Экзистенциальная традиция в русской литературе XX века. Диалоги на границах столетий (Заманская) - страница 189

Второе пространство «Отплытия на остров Цитеру» – пространство смерти – «одной», «моей», с которой каждый один на один (Слово за словом, строка за строкой…). Отсюда почти интимное обращение «ты». Этим «ты», адресованным смерти, и ограничиваются пограничья «Отплытия на остров Цитеру» – экзистенциальная ситуация прощания с земной жизнью. Ей подчинена образная система цикла: все явления, реалии, эмоции одновременно существуют в двух мирах – жизни и смерти: лодка, плывущая по эфиру (в Лету); жизнь, что «приближается к миру»; смерть, что «улыбается нам»; музыка, которая то ли жизнь со смертью связывает, то ли из вечности льется на землю в человеческую жизнь…

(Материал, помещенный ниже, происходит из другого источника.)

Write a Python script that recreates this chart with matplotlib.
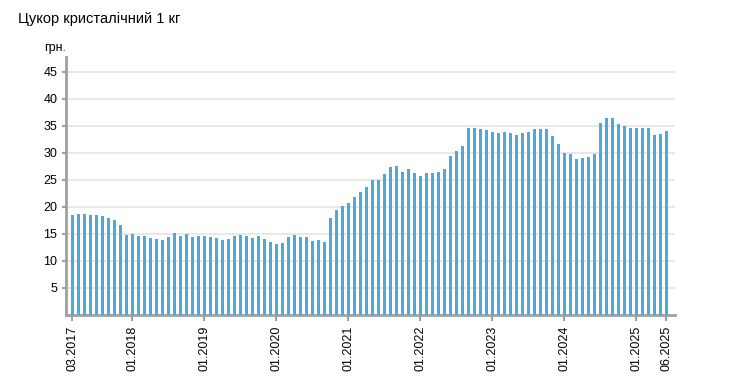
import matplotlib
matplotlib.use("Agg")
import matplotlib.pyplot as plt
import numpy as np

plt.rcParams['font.family'] = ['Liberation Sans', 'DejaVu Sans']

# monthly prices, 03.2017 .. 06.2025
prices = [
    18.5, 18.7, 18.7, 18.5, 18.5, 18.3, 17.9, 17.5, 16.6, 14.8,   # 2017
    14.9, 14.6, 14.6, 14.2, 14.0, 13.8, 14.4, 15.1, 14.6, 14.9, 14.4, 14.6,  # 2018
    14.6, 14.4, 14.2, 13.8, 14.0, 14.6, 14.8, 14.6, 14.2, 14.6, 14.0, 13.5,  # 2019
    13.1, 13.3, 14.4, 14.8, 14.4, 14.4, 13.7, 13.8, 13.5, 17.9, 19.4, 20.1,  # 2020
    20.7, 21.8, 22.7, 23.7, 25.0, 25.0, 26.1, 27.4, 27.6, 26.5, 27.0, 26.3,  # 2021
    25.7, 26.3, 26.3, 26.5, 27.0, 29.4, 30.4, 31.3, 34.6, 34.6, 34.4, 34.2,  # 2022
    33.8, 33.7, 33.8, 33.7, 33.3, 33.7, 33.8, 34.4, 34.4, 34.4, 33.1, 31.6,  # 2023
    30.0, 29.8, 28.9, 29.1, 29.2, 29.8, 35.6, 36.5, 36.5, 35.4, 35.0, 34.6,  # 2024
    34.6, 34.6, 34.6, 33.3, 33.5, 34.1,  # 2025
]
tick_pos = [0, 10, 22, 34, 46, 58, 70, 82, 94, 99]
tick_labels = ["03.2017", "01.2018", "01.2019", "01.2020", "01.2021",
               "01.2022", "01.2023", "01.2024", "01.2025", "06.2025"]
yticks = [5, 10, 15, 20, 25, 30, 35, 40, 45]

fig = plt.figure(figsize=(7.52, 3.88), dpi=100)
ax = fig.add_axes([0.0874, 0.1894, 0.810, 0.663])

x = np.arange(len(prices))
ax.bar(x, prices, width=0.5, color='#4aaad9', zorder=3)

ax.set_xlim(-1.1, 100.4)
ax.set_ylim(0, 47.7)
ax.set_yticks(yticks)
ax.set_yticklabels([str(v) for v in yticks])
ax.set_xticks(tick_pos)
ax.set_xticklabels(tick_labels, rotation=90)
ax.grid(axis='y', color='#e8e8e8', linewidth=1.4, zorder=0)

for s in ['top', 'right']:
    ax.spines[s].set_visible(False)
for s in ['left', 'bottom']:
    ax.spines[s].set_color('#a0a0a0')
    ax.spines[s].set_linewidth(2)
ax.tick_params(axis='both', colors='#a0a0a0', labelcolor='black', labelsize=9, width=1.5)
ax.tick_params(axis='x', pad=4, length=4)
ax.tick_params(axis='y', pad=3, length=3)

fig.text(18 / 752, 1 - 19 / 388, "Цукор кристалічний 1 кг", fontsize=10.5, va='center', ha='left')
fig.text(55 / 752, 1 - 48 / 388, "грн.", fontsize=9, va='center', ha='center')

fig.savefig("out.png", dpi=100)
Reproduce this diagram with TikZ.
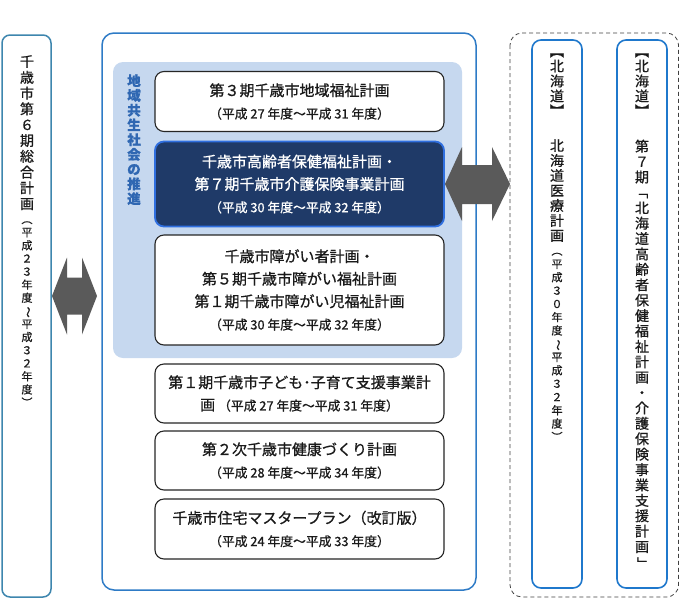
\documentclass[tikz,border=0pt]{standalone}
\usepackage{fontspec}
\setmainfont{Noto Sans CJK JP}[FakeBold=0.8]
\newfontfamily\heavyfont{Noto Sans CJK JP}[FakeBold=0.8]
\definecolor{lborder}{HTML}{3E86AE}
\definecolor{mborder}{HTML}{2E7BC6}
\definecolor{rborder}{HTML}{1F78CC}
\definecolor{lightblue}{HTML}{C6D8EF}
\definecolor{navy}{HTML}{1F3A68}
\definecolor{navyborder}{HTML}{2F6FE0}
\definecolor{labelblue}{HTML}{2F67B2}
\definecolor{arrowgray}{HTML}{5A5A5A}
\definecolor{txt}{HTML}{1A1A1A}
\newcommand\rt[1]{\rotatebox[origin=c]{-90}{#1}}
\newcommand\lgfont{\fontsize{15}{18}\selectfont}
% x, first y, pitch, style, name prefix, list
\newcommand\vcol[6]{\foreach \c [count=\i from 0] in {#6} \node[vch, #4] (#5\i) at (#1, #2+#3*\i) {\c};}
\begin{document}
\begin{tikzpicture}[x=1pt,y=-1pt,
  vch/.style={inner sep=0pt, text height=0.88em, text depth=0.12em, text=txt},
  bigv/.style={font=\heavyfont\fontsize{14}{14}\selectfont},
  smallv/.style={font=\heavyfont\fontsize{11}{11}\selectfont},
  wbox/.style={draw=black!85, line width=1.1pt, rounded corners=9pt, fill=white,
    minimum width=289pt, align=center, text=txt, inner sep=0pt,
    font=\heavyfont\fontsize{12.8}{22.5}\selectfont},
  darrow/.style={fill=arrowgray},
]
\useasboundingbox (0,0) rectangle (679,613);

% left column
\draw[lborder, line width=1.5pt, rounded corners=8pt] (2,35) rectangle (51,597);
\vcol{27}{63}{15.8}{bigv}{L}{千,歳,市,第,６,期,総,合,計,画}
\vcol{27}{219.5}{13.1}{smallv}{Ls}{\rt{（},平,成,２,３,年,度,\rt{～},平,成,３,２,年,度,\rt{）}}

% left double arrow
\fill[darrow] (52,296) -- (67,257.5) -- (67,277.5) -- (82,277.5) -- (82,257.5) -- (97,296)
  -- (82,334.5) -- (82,314.5) -- (67,314.5) -- (67,334.5) -- cycle;

% middle container
\draw[mborder, line width=1.5pt, rounded corners=12pt] (102,33) rectangle (476,590);
\fill[lightblue, rounded corners=10pt] (113,62) rectangle (462,358);
\vcol{134}{82}{14.75}{font=\bfseries\fontsize{13.5}{13.5}\selectfont, text=labelblue}{V}{地,域,共,生,社,会,の,推,進}

\node[wbox, minimum height=60pt] (b1) at (299.5,101.5)
  {{\lgfont 第３期千歳市地域福祉計画}\\（平成 27 年度～平成 31 年度）};
\node[wbox, draw=navyborder, line width=1.8pt, fill=navy, text=white, minimum height=85pt] (b2) at (299.5,184)
  {{\lgfont 千歳市高齢者保健福祉計画・}\\{\lgfont 第７期千歳市介護保険事業計画}\\（平成 30 年度～平成 32 年度）};
\node[wbox, minimum height=110pt] (b3) at (299.5,290)
  {{\lgfont 千歳市障がい者計画・}\\{\lgfont 第５期千歳市障がい福祉計画}\\{\lgfont 第１期千歳市障がい児福祉計画}\\（平成 30 年度～平成 32 年度）};
\node[wbox, minimum height=59pt] (b4) at (299.5,393.5)
  {{\lgfont 第１期千歳市子ども･子育て支援事業計}\\{\lgfont 画} （平成 27 年度～平成 31 年度）};
\node[wbox, minimum height=59pt] (b5) at (299.5,460.5)
  {{\lgfont 第２次千歳市健康づくり計画}\\（平成 28 年度～平成 34 年度）};
\node[wbox, minimum height=60pt] (b6) at (299.5,529)
  {{\lgfont 千歳市住宅マスタープラン（改訂版）}\\（平成 24 年度～平成 33 年度）};

% right double arrow
\fill[darrow] (445,184) -- (462,147) -- (462,165) -- (492,165) -- (492,147) -- (510,184)
  -- (492,221) -- (492,204) -- (462,204) -- (462,221) -- cycle;

% right dashed group
\draw[black!75, line width=0.8pt, dash pattern=on 4pt off 3pt, rounded corners=12pt] (510,33) rectangle (678.5,597);
\draw[rborder, line width=1.6pt, rounded corners=9pt] (532,40) rectangle (582,588);
\draw[rborder, line width=1.6pt, rounded corners=9pt] (617,40) rectangle (667,588);

\vcol{557}{52.5}{15}{bigv}{Aa}{\rt{【},北,海,道,\rt{】}}
\vcol{557}{147}{15}{bigv}{Ab}{北,海,道,医,療,計,画}
\vcol{557}{251}{13.3}{smallv}{Ac}{\rt{（},平,成,３,０,年,度,\rt{～},平,成,３,２,年,度,\rt{）}}

\vcol{642}{52.5}{15}{bigv}{Ba}{\rt{【},北,海,道,\rt{】}}
\vcol{642}{147.7}{15.4}{bigv}{Bb}{第,７,期,\rt{「},北,海,道,高,齢,者,保,健,福,祉,計,画,・,介,護,保,険,事,業,支,援,計,画,\rt{」}}
\end{tikzpicture}
\end{document}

«Отплытие на остров Цитеру» – цикл начинающегося прощания, первая точка сюжета собственной гибели. Он стал главным у зрелого Г. Иванова и воспринимается как создаваемый им самим миф саморазрушения. Это поворот к новому герою – Я-экзистенции человека. Потому в «Отплытии на остров Цитеру»

Г. Иванов сказал главное: отверг сомнение «А, может быть, России вовсе нет» —

За пределами жизни и мира,
В пропастях ледяного эфира
Все равно не расстанусь с тобой!

и принял смерть, которая является границей жизни и зеркалом, отражающим ее суть, —

Она прекрасна, эта мгла.
Она похожа на сиянье.
Добра и зла, добра и зла
В ней неразрывное слиянье.
Добра и зла, добра и зла
Смысл, раскаленный добела.

Понял, что смысл свободы открывается только на границе жизни, —

И полной грудью поется,
Когда уже не о чем петь.

Познал последнюю жестокость жизни —

тоскует человек
…ему в земле не спится…

Почти двадцать лет будет длиться этот сюжет – самый животворящий и плодоносящий для творческой судьбы Г. Иванова, вобравший весь блеск его таланта стихотворца и поэта.

Цикл «Отплытие на остров Цитеру», а также стихи 1943–1958 гг., «Посмертный дневник» раскрыли волшебство ивановского стиха. Анафорический строй стиля «Отплытия на остров Цитеру», артистизм звукописи обнаруживают традицию экзистенциального слова Кафки, Белого, Бунина, в поэзии единственный раз произнесенного Ивановым. Оно сверхконтекстно бесчисленностью метафорических, ассоциативных рядов и пластов: автономные мотивы, взаимодействующие и «плетущие кружево», делают зрелые циклы Г. Иванова бездонными, почти до кафкианской «сверхперспективы» слова.

Тем более неожиданно, что в гармонический для поэта период «Отплытия на остров Цитеру», который сменил вихревость (почти блоковскую) и неостановимое движение «сквозь…» цикла «Розы», живет другой Иванов – мрачных бездн, нечеловеческого темперамента. Все его существо устремлено к одной цели – познать «смысл, раскаленный добела»: смысл жизни и смерти, вечности и бессмертия, Бога и войны, смысл человека и мирового уродства. И это удивительно: гармонический контекст «Отплытия на остров Цитеру» из мирового торжества «Роз» привел художника к мировому уродству «Распада атома». «Поэма в прозе» рождается почти одновременно с «Отплытием на остров Цитеру» (1938) и является вторым контекстом этого цикла.